The documentation in README.md takes some pains to consider issues of security when integrating this Action that will have write access to your repo, which is great. But the details don't seem to match up with the text.

The dual-workflow setup is introduced with,

The following snippet is targeted for cases where you expect PRs from users that don't have write access to the repository. Posting the comment is done in 2 steps:

  1. Checkout the repository and generate the comment to be posted.

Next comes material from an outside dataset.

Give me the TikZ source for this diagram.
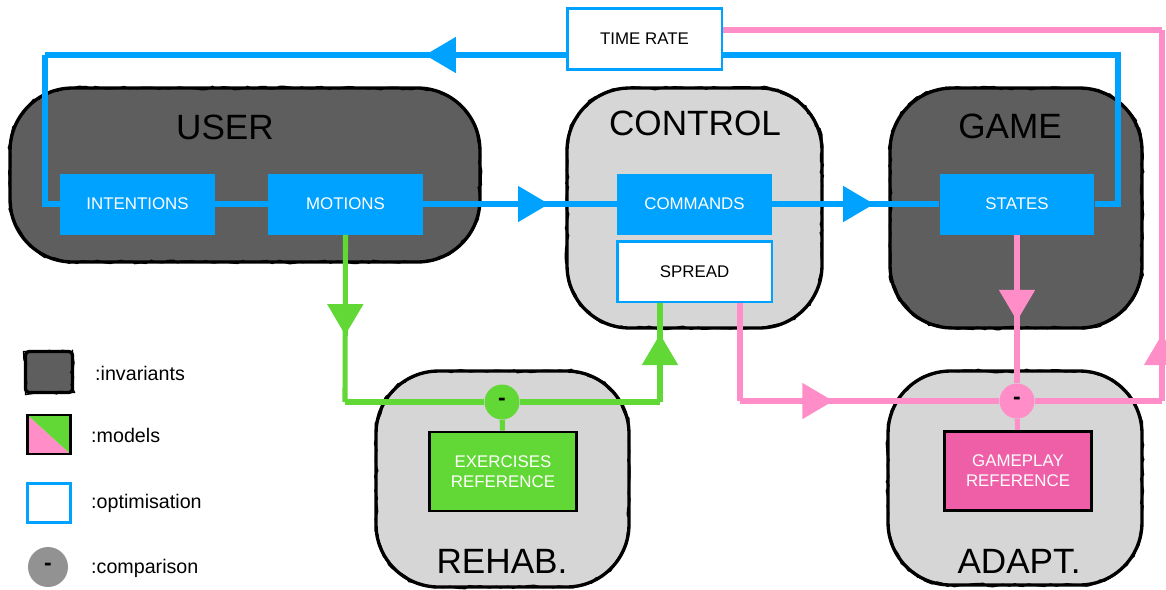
\documentclass[tikz,border=0pt]{standalone}
\usepackage{fontspec}
\setmainfont{Liberation Sans}
\usetikzlibrary{arrows.meta,decorations.markings,decorations.pathmorphing}
\definecolor{optblue}{HTML}{00A2FF}
\definecolor{modgreen}{HTML}{62D836}
\definecolor{modpink}{HTML}{FF8EC8}
\definecolor{refpink}{HTML}{EF5FA7}
\definecolor{invgray}{HTML}{5E5E5E}
\definecolor{ctlgray}{HTML}{D6D6D6}
\definecolor{cmpgray}{HTML}{929292}
\pgfdeclarelayer{blobs}
\pgfdeclarelayer{lines}
\pgfsetlayers{blobs,lines,main}
\newcommand{\boxfont}{\fontsize{9.6}{11.5}\selectfont}
\newcommand{\bigfont}{\fontsize{20}{22}\selectfont}
\newcommand{\legfont}{\fontsize{11.2}{13}\selectfont}
\newcommand{\dashfont}{\fontsize{13}{13}\selectfont\bfseries}
\tikzset{
  sketch/.style={draw=black, line width=1.9pt, rounded corners=1.25cm,
    postaction={draw=black, line width=0.8pt, sharp corners, decorate,
      decoration={random steps, segment length=3pt, amplitude=1pt}}},
  invblob/.style={sketch, fill=invgray},
  ctlblob/.style={sketch, fill=ctlgray},
  biglabel/.style={font=\bigfont, text=black},
  optbox/.style={fill=optblue, text=white, minimum width=3.1cm,
    minimum height=1.22cm, inner sep=0pt, font=\boxfont},
  optframe/.style={draw=optblue, line width=1.7pt, fill=white, text=black,
    minimum width=3.1cm, minimum height=1.22cm, inner sep=0pt, font=\boxfont},
  refbox/.style={draw=black, line width=1.6pt, text=white, align=center,
    minimum width=2.94cm, minimum height=1.58cm, inner sep=0pt, font=\boxfont},
  cmpnode/.style={circle, minimum size=0.7cm, inner sep=0pt, font=\dashfont},
  flow/.style={line width=2.9pt},
  blueln/.style={flow, draw=optblue},
  greenln/.style={flow, draw=modgreen},
  pinkln/.style={flow, draw=modpink},
  midarrow/.style={postaction={decorate, decoration={markings,
    mark=at position #1 with {\arrow{Triangle[length=0.62cm,width=0.7cm]}}}}},
  legtext/.style={anchor=west, font=\legfont}
}
\begin{document}
\begin{tikzpicture}[x=0.02cm, y=-0.02cm]
  \useasboundingbox (0,0) rectangle (1166,589);
  \begin{pgfonlayer}{blobs}
    \node[invblob, minimum width=9.4cm, minimum height=3.48cm] (user) at (245,175) {};
    \node[ctlblob, minimum width=5.1cm, minimum height=4.8cm] (control) at (694.5,208) {};
    \node[invblob, minimum width=5.04cm, minimum height=4.8cm] (game) at (1016,208) {};
    \node[ctlblob, minimum width=5.06cm, minimum height=4.32cm] (rehab) at (502.5,479) {};
    \node[ctlblob, minimum width=5.08cm, minimum height=4.28cm] (adapt) at (1015,478) {};
  \end{pgfonlayer}
  \node[biglabel] (userlbl) at (225,127) {USER};
  \node[biglabel] (controllbl) at (695,123) {CONTROL};
  \node[biglabel] (gamelbl) at (1010,126) {GAME};
  \node[biglabel] (rehablbl) at (502,561) {REHAB.};
  \node[biglabel] (adaptlbl) at (1019,561) {ADAPT.};

  \node[optbox] (intentions) at (137.5,204) {INTENTIONS};
  \node[optbox] (motions) at (345.5,204) {MOTIONS};
  \node[optbox] (commands) at (694.5,204) {COMMANDS};
  \node[optframe] (spread) at (694.5,271.5) {SPREAD};
  \node[optbox] (states) at (1017,204) {STATES};
  \node[optframe] (timerate) at (644.5,39) {TIME RATE};
  \node[refbox, fill=modgreen] (exref) at (503,471.5) {EXERCISES\\REFERENCE};
  \node[refbox, fill=refpink] (gpref) at (1018,471) {GAMEPLAY\\REFERENCE};
  \node[cmpnode, fill=modgreen] (cmpg) at (502,402) {-};
  \node[cmpnode, fill=modpink] (cmpp) at (1017,401) {-};

  \coordinate (b1) at (1118,55);
  \coordinate (b2) at (45,55);
  \coordinate (g1) at (345,402);
  \coordinate (g2) at (660,402);
  \coordinate (p1) at (740,401);
  \coordinate (p2) at (1162,401);
  \coordinate (p3) at (1162,30);

  \begin{pgfonlayer}{lines}
    \draw[blueln] (intentions) -- (motions);
    \draw[blueln, midarrow=0.65] (motions.east) -- (commands.west);
    \draw[blueln, midarrow=0.61] (commands.east) -- (states.west);
    \draw[blueln] (states.east) -| (b1) -- (b1 -| timerate.east);
    \draw[blueln, midarrow=0.27] (b2 -| timerate.west) -- (b2);
    \draw[blueln] (b2) |- (intentions.west);

    \draw[greenln, midarrow=0.6] (motions.south) -- (g1);
    \draw[greenln] (g1) -- (cmpg) -- (g2);
    \draw[greenln, midarrow=0.69] (g2) -- (g2 |- spread.south);
    \draw[greenln] (cmpg) -- (exref);

    \draw[pinkln] (p1 |- spread.south) -- (p1);
    \draw[pinkln, midarrow=0.36] (p1) -- (cmpp);
    \draw[pinkln, midarrow=0.58] (states.south) -- (cmpp);
    \draw[pinkln] (cmpp) -- (gpref);
    \draw[pinkln] (cmpp) -- (p2);
    \draw[pinkln, midarrow=0.18] (p2) -- (p3);
    \draw[pinkln] (p3) -- (p3 -| timerate.east);
  \end{pgfonlayer}

  \node[sketch, rounded corners=2pt, fill=invgray, minimum width=0.94cm, minimum height=0.82cm] (leginv) at (49,372) {};
  \node[draw=black, line width=1.4pt, minimum width=0.86cm, minimum height=0.78cm,
    path picture={
      \fill[modpink] (path picture bounding box.north west) -- (path picture bounding box.south west) -- (path picture bounding box.south east) -- cycle;
      \fill[modgreen] (path picture bounding box.north west) -- (path picture bounding box.north east) -- (path picture bounding box.south east) -- cycle;
    }] (legmod) at (49,434.5) {};
  \node[draw=optblue, line width=1.7pt, fill=white, minimum width=0.86cm, minimum height=0.78cm] (legopt) at (49,502.5) {};
  \node[cmpnode, fill=cmpgray, minimum size=0.8cm] (legcmp) at (48,567) {-};
  \node[legtext] (leginvtxt) at (89,373) {:invariants};
  \node[legtext] (legmodtxt) at (85,435) {:models};
  \node[legtext] (legopttxt) at (85,503) {:optimisation};
  \node[legtext] (legcmptxt) at (85,568) {:comparison};
\end{tikzpicture}
\end{document}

For security reasons, we don't want to give permissions to a workflow that checks out untrusted code
  2. From a trusted workflow, publish the comment on the PR

...But since #122, the ci.yml ("untrusted" workflow) has the exact same permissions as the supposedly "trusted" coverage.yml workflow:

ci.yml:

name: Run tests & display coverage
runs-on: ubuntu-latest
permissions:
# Gives the action the necessary permissions for publishing new
# comments in pull requests.
pull-requests: write
# Gives the action the necessary permissions for pushing data to the
# python-coverage-comment-action branch, and for editing existing
# comments (to avoid publishing multiple comments in the same PR)
contents: write

coverage.yml:

name: Run tests & display coverage
runs-on: ubuntu-latest
if: github.event.workflow_run.event == 'pull_request' && github.event.workflow_run.conclusion == 'success'
permissions:
# Gives the action the necessary permissions for publishing new
# comments in pull requests.
pull-requests: write
# Gives the action the necessary permissions for editing existing
# comments (to avoid publishing multiple comments in the same PR)
contents: write
# Gives the action the necessary permissions for looking up the
# workflow that launched this workflow, and download the related
# artifact that contains the comment to be published
actions: read

also:

steps:
# DO NOT run actions/checkout here, for security reasons
# For details, refer to https://securitylab.github.com/research/github-actions-preventing-pwn-requests/

So what makes the coverage.yml "trusted", and why is it not OK to run actions/checkout there, but it's OK to run it in ci.yml with the same permissions?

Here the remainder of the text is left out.